Murders in the Rue Morgue buries the ledes a little too often. First, it hides it’s Expressionist until we get to Bela Lugosi’s mad scientist lair and then the production design is absurdly Expressionist. There’s eventually a scene with Noble Johnson (who I thought was in white face, but I guess not based on his billing) blocking this little door to keep the cops out and you’re wondering where you are on the Wonka factory tour. It’s at least interesting set design (Herman Rosse, uncredited) and director Florey is much better at showcasing it than any of his actors.
Florey is real bad with the actors.
Like, Lugosi’s definitely better than lead Leon Ames—Ames is actually the second buried lede—but only because Ames is indescribably bad. Though neither of them can really make the “walking with a fashion cane” thing work. I thought Lugosi was going to pull it off after Ames is so awkward with his cane strut, but Lugosi just lifts and carries his cane too.
Anyway. The second buried lede.
So, although I’m not a fan of Poe’s Dupin, I am familiar with the original story and its place in detective fiction history.
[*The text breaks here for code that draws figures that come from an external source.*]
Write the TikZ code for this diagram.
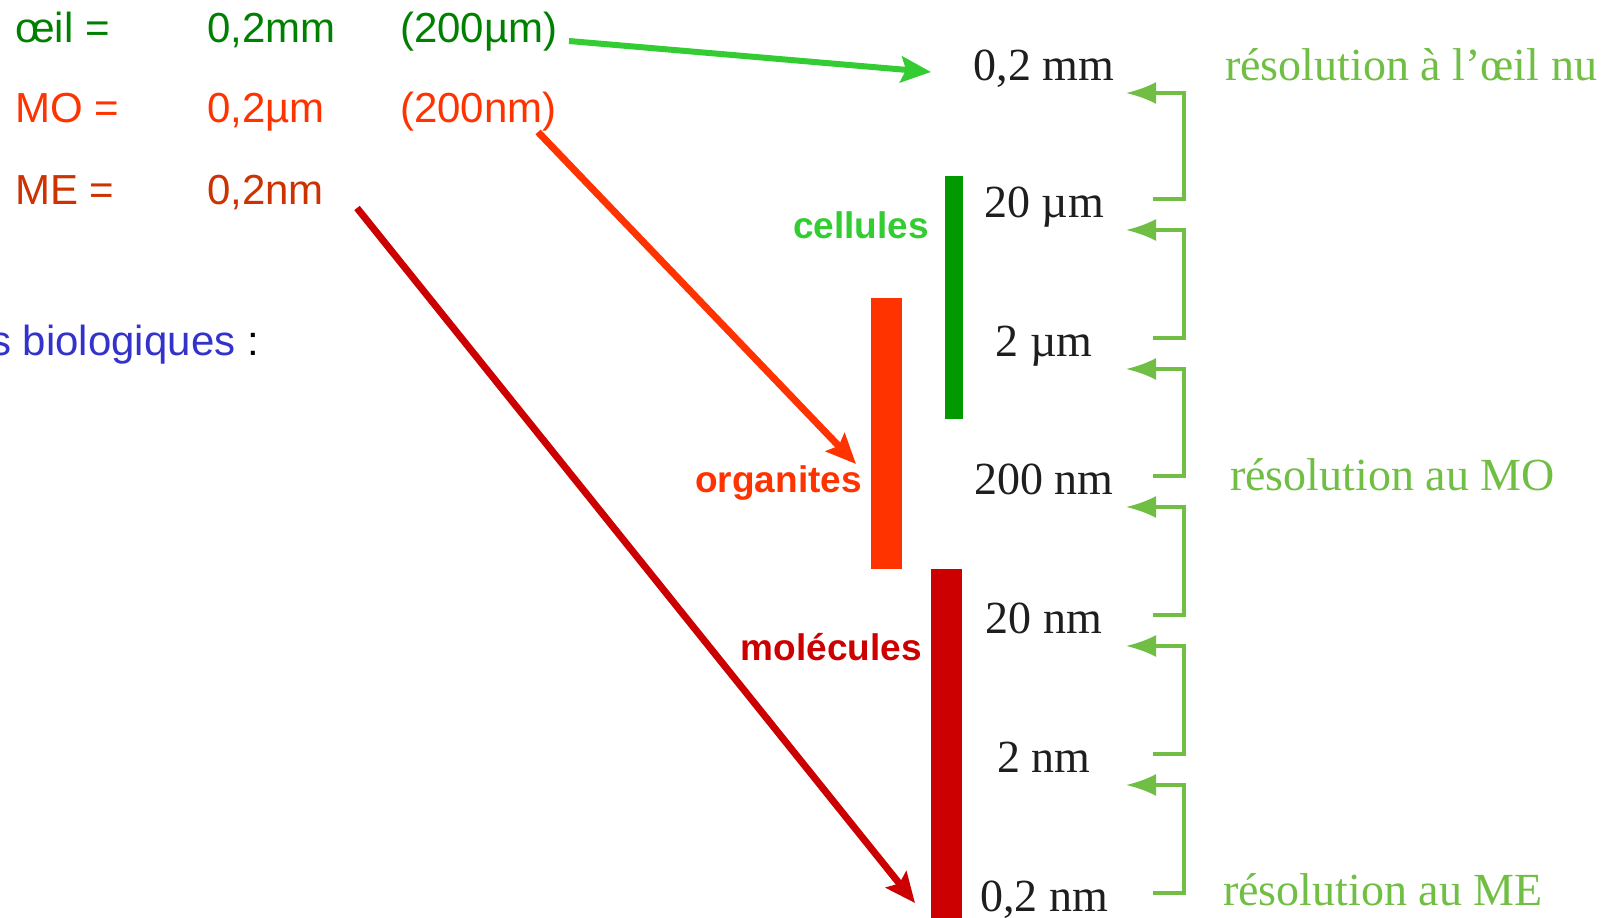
\documentclass[tikz,border=0pt]{standalone}
\usepackage{fontspec}
\setmainfont{Liberation Sans}
\newfontfamily\serifLS{Liberation Serif}
\usetikzlibrary{arrows.meta,calc}
\definecolor{eyegreen}{HTML}{008000}
\definecolor{brightgreen}{HTML}{33CC33}
\definecolor{moorange}{HTML}{FF3300}
\definecolor{mered}{HTML}{CC3300}
\definecolor{darkred}{HTML}{CC0000}
\definecolor{cellgreen}{HTML}{009900}
\definecolor{resgreen}{HTML}{70BF44}
\definecolor{bioblue}{HTML}{3333CC}
\definecolor{scalegray}{HTML}{1E1E1E}
\begin{document}
\begin{tikzpicture}[x=1pt,y=-1pt,
  lt/.style={inner sep=0pt, anchor=base west, font=\fontsize{42}{50}\selectfont},
  bl/.style={inner sep=0pt, anchor=base east, font=\fontsize{37}{44}\selectfont\bfseries},
  sc/.style={inner sep=0pt, anchor=base, text=scalegray, font=\serifLS\fontsize{46}{54}\selectfont},
  rs/.style={inner sep=0pt, anchor=base west, text=resgreen, font=\serifLS\fontsize{46}{54}\selectfont},
  brk/.style={draw=resgreen, line width=3.2pt, -{Latex[length=30pt,width=22pt]}},
  bigarrow/.style={-{Stealth[length=30pt,width=26pt,inset=5pt]}}]
\useasboundingbox (0,0) rectangle (1614,918);
\fill[white] (0,0) rectangle (1614,918);

% left texts
\node[lt, text=eyegreen] (eye) at (15,42) {œil =};
\node[lt, text=eyegreen] (eyemm) at (207,42) {0,2mm};
\node[lt, text=eyegreen] (eyeum) at (400,42) {(200µm)};
\node[lt, text=moorange] (mo) at (15,122) {MO =};
\node[lt, text=moorange] (moum) at (207,122) {0,2µm};
\node[lt, text=moorange] (monm) at (400,122) {(200nm)};
\node[lt, text=mered] (me) at (15,204) {ME =};
\node[lt, text=mered] (menm) at (207,204) {0,2nm};
\node[lt, anchor=base east] (bio) at (259,355) {\textcolor{bioblue}{s biologiques} :};

% bars
\fill[cellgreen] (945,176) rectangle (963,419);
\fill[moorange] (871,298) rectangle (902,569);
\fill[darkred] (931,569) rectangle (962,918);

% bold labels
\node[bl, text=brightgreen] (cell) at (929,238) {cellules};
\node[bl, text=moorange] (orga) at (862,492) {organites};
\node[bl, text=darkred] (mole) at (922,660) {molécules};

% scale labels
\node[sc] (s1) at (1044,80) {0,2 mm};
\node[sc] (s2) at (1044,217) {20 µm};
\node[sc] (s3) at (1044,356) {2 µm};
\node[sc] (s4) at (1044,494) {200 nm};
\node[sc] (s5) at (1044,633) {20 nm};
\node[sc] (s6) at (1044,772) {2 nm};
\node[sc] (s7) at (1044,911) {0,2 nm};

% resolution labels
\node[rs] (r1) at (1225,80) {résolution à l’œil nu};
\node[rs] (r2) at (1230,490) {résolution au MO};
\node[rs] (r3) at (1223,905) {résolution au ME};

% brackets
\foreach \a/\b in {s1/s2,s2/s3,s3/s4,s4/s5,s5/s6,s6/s7}{
  \draw[brk] ($(\b.base)+(109,-18)$) -| ($(\a.base)+(140,13)$) -- ($(\a.base)+(82,13)$);
}

% main arrows
\coordinate (ga) at (569,41);
\coordinate (gb) at (931,72);
\coordinate (oa) at (538,132);
\coordinate (ob) at (856,464);
\coordinate (ra) at (357,208);
\coordinate (rb) at (915,903);
\draw[bigarrow, draw=brightgreen, line width=6pt] (ga) -- (gb);
\draw[bigarrow, draw=moorange, line width=7pt] (oa) -- (ob);
\draw[bigarrow, draw=darkred, line width=7pt] (ra) -- (rb);
\end{tikzpicture}
\end{document}
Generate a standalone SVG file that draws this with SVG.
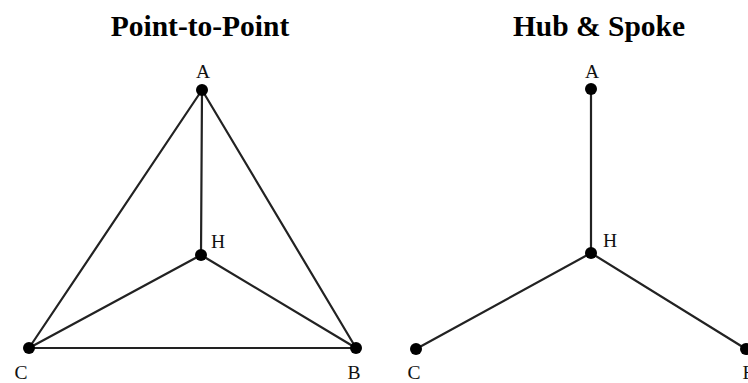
<svg xmlns="http://www.w3.org/2000/svg" width="748" height="383" viewBox="0 0 748 383">
<style>
.title{font-family:"Liberation Serif","Times New Roman",serif;font-weight:bold;font-size:29.5px;fill:#000;text-anchor:middle}
.lbl{font-family:"Liberation Serif","Times New Roman",serif;font-size:19.5px;fill:#111;text-anchor:middle}
.edge{stroke:#222;stroke-width:2.2;fill:none;stroke-linecap:round}
.dot{fill:#000}
</style>
<rect width="748" height="383" fill="#fff"/>
<text class="title" x="200" y="36">Point-to-Point</text>
<text class="title" x="599" y="36">Hub &amp; Spoke</text>
<g id="connectors">
  <line class="edge" x1="202" y1="90" x2="201" y2="255"/>
  <line class="edge" x1="202" y1="90" x2="29" y2="348"/>
  <line class="edge" x1="202" y1="90" x2="356" y2="348"/>
  <line class="edge" x1="201" y1="255" x2="29" y2="348"/>
  <line class="edge" x1="201" y1="255" x2="356" y2="348"/>
  <line class="edge" x1="29" y1="348" x2="356" y2="348"/>
  <line class="edge" x1="591" y1="89" x2="591" y2="253"/>
  <line class="edge" x1="591" y1="253" x2="416" y2="349"/>
  <line class="edge" x1="591" y1="253" x2="746" y2="349"/>
</g>
<g id="p2p-A"><circle class="dot" cx="202" cy="90" r="6"/><text class="lbl" x="203" y="78">A</text></g>
<g id="p2p-H"><circle class="dot" cx="201" cy="255" r="6"/><text class="lbl" x="218" y="248">H</text></g>
<g id="p2p-C"><circle class="dot" cx="29" cy="348" r="6"/><text class="lbl" x="21" y="379">C</text></g>
<g id="p2p-B"><circle class="dot" cx="356" cy="348" r="6"/><text class="lbl" x="354" y="379">B</text></g>
<g id="hs-A"><circle class="dot" cx="591" cy="89" r="6"/><text class="lbl" x="592" y="78">A</text></g>
<g id="hs-H"><circle class="dot" cx="591" cy="253" r="6"/><text class="lbl" x="610" y="247">H</text></g>
<g id="hs-C"><circle class="dot" cx="416" cy="349" r="6"/><text class="lbl" x="414" y="379">C</text></g>
<g id="hs-B"><circle class="dot" cx="746" cy="349" r="6"/><text class="lbl" x="749" y="379">B</text></g>
</svg>
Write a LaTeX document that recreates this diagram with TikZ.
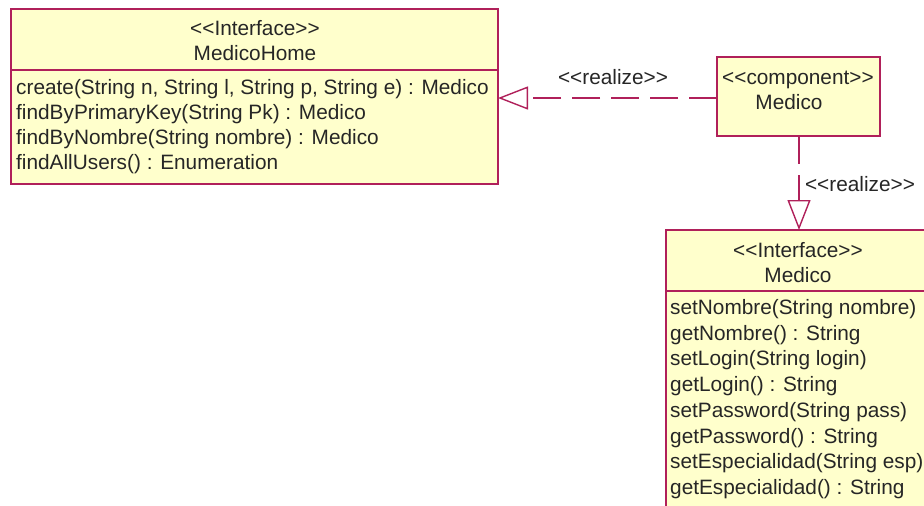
\documentclass[tikz,border=0pt]{standalone}
\usepackage{fontspec}
\newfontfamily\umlfont{Liberation Sans}
\usetikzlibrary{arrows.meta}
\definecolor{umlline}{HTML}{B0205A}
\definecolor{umlfill}{HTML}{FFFFCC}
\tikzset{
  umlbox/.style={draw=umlline, fill=umlfill, line width=1.4pt},
  divider/.style={draw=umlline, line width=1.4pt},
  txt/.style={inner sep=0pt, font=\umlfont\fontsize{20.8}{25}\selectfont, text=black!85},
  op/.style={txt, anchor=base west},
  ctr/.style={txt, anchor=base},
  realize/.style={draw=umlline, line width=1.4pt, dash pattern=on 28pt off 11pt,
    -{Triangle[open, length=30pt, width=23pt, line width=1.4pt]}},
}
\begin{document}
\begin{tikzpicture}[x=1pt, y=-1pt]
\useasboundingbox (0,0) rectangle (924,506);
\clip (0,0) rectangle (924,506);
\fill[white] (0,0) rectangle (924,506);

% Interface MedicoHome
\draw[umlbox] (11,9) rectangle (498,184);
\coordinate (homeE) at (498,98);
\draw[divider] (11,70) -- (498,70);
\node[ctr] (hS) at (255,35) {<<Interface>>};
\node[ctr] (hN) at (255,60) {MedicoHome};
\node[op] (h1) at (16,94)  {create(String n, String l, String p, String e) : Medico};
\node[op] (h2) at (16,119) {findByPrimaryKey(String Pk) : Medico};
\node[op] (h3) at (16,144) {findByNombre(String nombre) : Medico};
\node[op] (h4) at (16,169) {findAllUsers() : Enumeration};

% Component Medico
\draw[umlbox] (717,57) rectangle (880,136);
\coordinate (compW) at (717,98);
\coordinate (compS) at (799,136);
\node[op] (cS) at (722,84) {<<component>>};
\node[ctr] (cN) at (789,109) {Medico};

% Interface Medico
\draw[umlbox] (666,230) rectangle (930,540);
\coordinate (intN) at (799,230);
\draw[divider] (666,291) -- (930,291);
\node[ctr] (iS) at (798,257) {<<Interface>>};
\node[ctr] (iN) at (798,282) {Medico};
\node[op] (i1) at (670,314) {setNombre(String nombre)};
\node[op] (i2) at (670,340) {getNombre() : String};
\node[op] (i3) at (670,365) {setLogin(String login)};
\node[op] (i4) at (670,391) {getLogin() : String};
\node[op] (i5) at (670,417) {setPassword(String pass)};
\node[op] (i6) at (670,443) {getPassword() : String};
\node[op] (i7) at (670,468) {setEspecialidad(String esp)};
\node[op] (i8) at (670,494) {getEspecialidad() : String};

% Realizations
\draw[realize] (compW) -- (homeE);
\node[ctr] (r1) at (613,84) {<<realize>>};
\draw[realize] (compS) -- (intN);
\node[ctr] (r2) at (860,191) {<<realize>>};
\end{tikzpicture}
\end{document}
Somehow I missed third-billed Ames having the Dupin surname—he’s Pierre not C. Auguste—and the first scene at a carnival is all about Lugosi and his pet ape, not about Ames taking out lady friend Sidney Fox. But then Ames heads to the morgue to investigate dead girls and gives his name… seems like it’s going to be more of a straight adaptation. Except Ames isn’t a porto-Sherlock Holmes deductive reasoner… he’s just some horny French dude.
Maybe the best part of the movie—outside the sets—is D'Arcy Corrigan as the disinterested morgue keeper. He seems to understand the movie he’s in better than anyone else.
Also, the original story does not have a mono-browed (but with two different hair textures) villain named “Dr. Mirakle” (Lugosi) who’s out to prove evolution from apes by interbreeding one with a human. Good to know there’s precedent for terrible naming pre-Star Wars but also not.
Worst part of the movie—outside Ames—is when they try to do comedy to kill time. The movie runs barely an hour and there are multiple comedic time fillers. If you’re familiar with the original story, there are certain memorable plot points, so you’re waiting for those set pieces. Except they just keep doing bad comedy.
Like Bert Roach. He technically maybe be the original story’s unnamed narrator (Watson to Holmes) but doesn’t actually participate in anything interesting, just whines about Ames not studying hard enough for school or eating his lunch. Of course, Ames isn’t solely obsessed with his extracurricular morgue studies—he’s always got more than enough time for Fox—he just doesn’t have time for his girl, his studies, and his obsession with drowned women. And doesn’t care when Roach makes him special lunches to help with his resolve.
It’s all fairly dreadful. Roach is bad. He goes away after this weird Pre-Code horny French boy montage where all the couples are at a picnic and they’re all trying to talk their ladies into impropriety. Though that sequence, which has Florey aping (no pun) some Abel Gance Napoleon shots, is the last time there’s anything like character development. Or ambitious shots. Florey doesn’t ask a lot from Karl Freund’s photography in the rest of the film, other than making sure to keep the crosses lighted well. Because there’s apparently a Christian message to the ape not understanding Lugosi didn’t mean he’d get to mate with the girl, just like, have their blood commingle successfully in a beaker.
Yes. I buried the lede. The lede Murders doesn’t bury—it’s about an actual ape out to rape an actual human girl. Pre-Code style. See, Lugosi translates for the ape—who talks in ape—but by the end it’s fairly obvious the ape hasn’t been understanding Lugosi’s hard professional limits.
You feel bad for the real ape they use as the inserts. It’s mostly a not great, pseudo-orangutan costume, but the close-up inserts are this chimp (maybe) yelling or making faces. It’s not an effective device. And even if it somehow did work better, Milton Carruth’s editing is fairly bad on everything so he’d have screwed up the cuts no matter what.
If Murders were a silent, it might actually work out. Carruth’s cutting would still need some work but Lugosi, Ames, and Fox would no doubt be more effective without hearing them delivery their dialogue and Florey certainly seems to be directing a silent.
Sure, you’d lose an impromptu singing scene with Fox but in that case, “wouldn’t suffer through” is the more accurate phrasing.
Murders in the Rue Morgue is a very long sixty-one minutes. It peaks really early and really low. It’s just a fail and not even a messy one. Start to finish, there’s always one thing or another going very wrong.